Спасибо. Подарок как раз вовремя, к Христову дню; к съемкам той самой бури, изобразить которую не под силу режиссеру. Правда, Лэм имел в виду театр; у кино, конечно, другие возможности. Какие? Ну, хотя бы технические: артистов (если у них сговорчивый характер) можно взаправду поливать из пожарных шлангов и завести ветродуи на такие обороты, что трудно будет удержаться на ногах. Значит, преимущества лишь в ловкости подделки, имитации? Но и действие, и связи (очень сложные) людей и природы как раз в этом месте трагедии далеки от натурализма.
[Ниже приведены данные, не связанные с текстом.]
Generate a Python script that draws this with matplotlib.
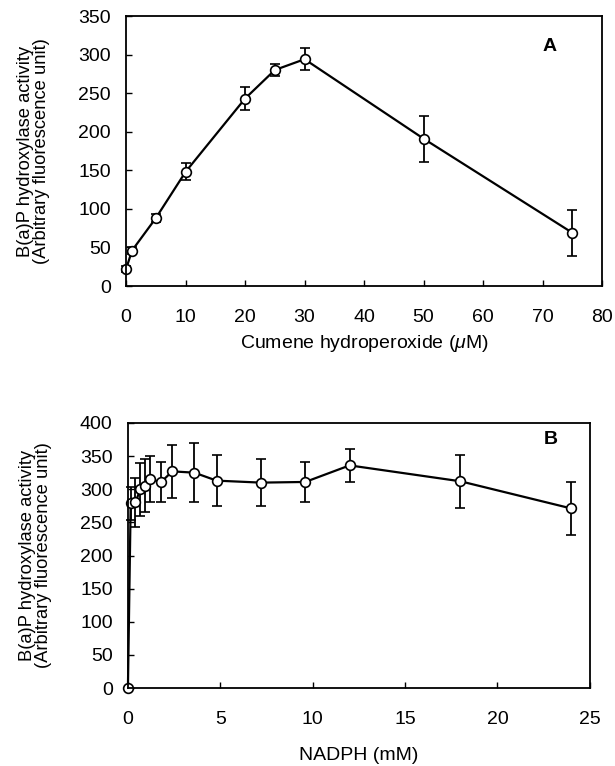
import matplotlib
matplotlib.use('Agg')
import matplotlib.pyplot as plt

plt.rcParams['font.family'] = ['Liberation Sans', 'DejaVu Sans']
plt.rcParams['mathtext.fontset'] = 'custom'
plt.rcParams['mathtext.it'] = 'Liberation Sans:italic'

# panel A: cumene hydroperoxide
chp_conc = [0, 1, 5, 10, 20, 25, 30, 50, 75]
chp_act = [22, 46, 88, 148, 243, 280, 294, 191, 69]
chp_err = [4, 4, 5, 11, 15, 8, 14, 30, 30]

# panel B: NADPH
nadph_conc = [0, 0.15, 0.4, 0.68, 0.92, 1.2, 1.8, 2.4, 3.6, 4.8, 7.2, 9.6, 12, 18, 24]
nadph_act = [0, 279, 280, 300, 305, 315, 311, 327, 325, 313, 310, 311, 336, 312, 271]
nadph_err = [0, 25, 37, 40, 40, 35, 30, 40, 45, 39, 36, 30, 25, 40, 40]

ylab = 'B(a)P hydroxylase activity\n(Arbitrary fluorescence unit)'
fs = 14

fig = plt.figure(figsize=(6.15, 7.66), dpi=100)
ax1 = fig.add_axes([0.205, 0.6266, 0.774, 0.3525])
ax2 = fig.add_axes([0.208, 0.1018, 0.751, 0.346])

def style_ax(ax):
    for s in ax.spines.values():
        s.set_linewidth(1.3)
    ax.tick_params(direction='in', length=4, width=1, labelsize=fs)
    ax.tick_params(axis='y', pad=11)
    ax.tick_params(axis='x', pad=16.5)

ax1.errorbar(chp_conc, chp_act, yerr=chp_err, color='black', lw=1.6,
             marker='o', ms=7, mfc='white', mec='black', mew=1.2,
             capsize=3.5, elinewidth=1.3, capthick=1.3)
ax1.set_xlim(0, 80)
ax1.set_ylim(0, 350)
ax1.set_xticks(range(0, 81, 10))
ax1.set_yticks(range(0, 351, 50))
ax1.set_xlabel(r'Cumene hydroperoxide ($\mu$M)', fontsize=fs, labelpad=5)
ax1.set_ylabel(ylab, fontsize=13.2, labelpad=20, linespacing=0.95)
ax1.text(0.875, 0.87, 'A', transform=ax1.transAxes, fontsize=fs, fontweight='bold')
style_ax(ax1)

ax2.errorbar(nadph_conc, nadph_act, yerr=nadph_err, color='black', lw=1.6,
             marker='o', ms=7, mfc='white', mec='black', mew=1.2,
             capsize=3.5, elinewidth=1.3, capthick=1.3)
ax2.set_xlim(0, 25)
ax2.set_ylim(0, 400)
ax2.set_xticks(range(0, 26, 5))
ax2.set_yticks(range(0, 401, 50))
ax2.set_xlabel('NADPH (mM)', fontsize=fs, labelpad=14)
ax2.set_ylabel(ylab, fontsize=13.2, labelpad=20, linespacing=0.95)
ax2.text(0.9, 0.92, 'B', transform=ax2.transAxes, fontsize=fs, fontweight='bold')
style_ax(ax2)
for ln in ax2.lines + ax1.lines:
    ln.set_clip_on(False)

fig.savefig('out.png', dpi=100, facecolor='white')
И все же шекспировский мир реален, даже выход за пределы жизненного материален: призрак отца Гамлета чувствует, как повеяло утренней прохладой, видит, что затухают огоньки святлячков - близится рассвет, такой же, как и над нашей землей, так же меняются краски неба, очертания земли. Этот мир в своем существе неотличим от нашего. Если бы я думал иначе, то не набрался бы храбрости снимать шекспировские фильмы-в древней Британии и в кельтских легендах я мало что понимаю. Чтобы воссоздать на экране поэзию, нужно прежде всего открыть в ней прозу.
Казалось бы, ясное положение, но, к сожалению, не только не облегчающее труд режиссера, а напротив, заставляющее его сильнее чувствовать несовершенство кинематографических приемов. Горе в том, что мы часто понимаем и {207} прозу, и поэзию слишком просто.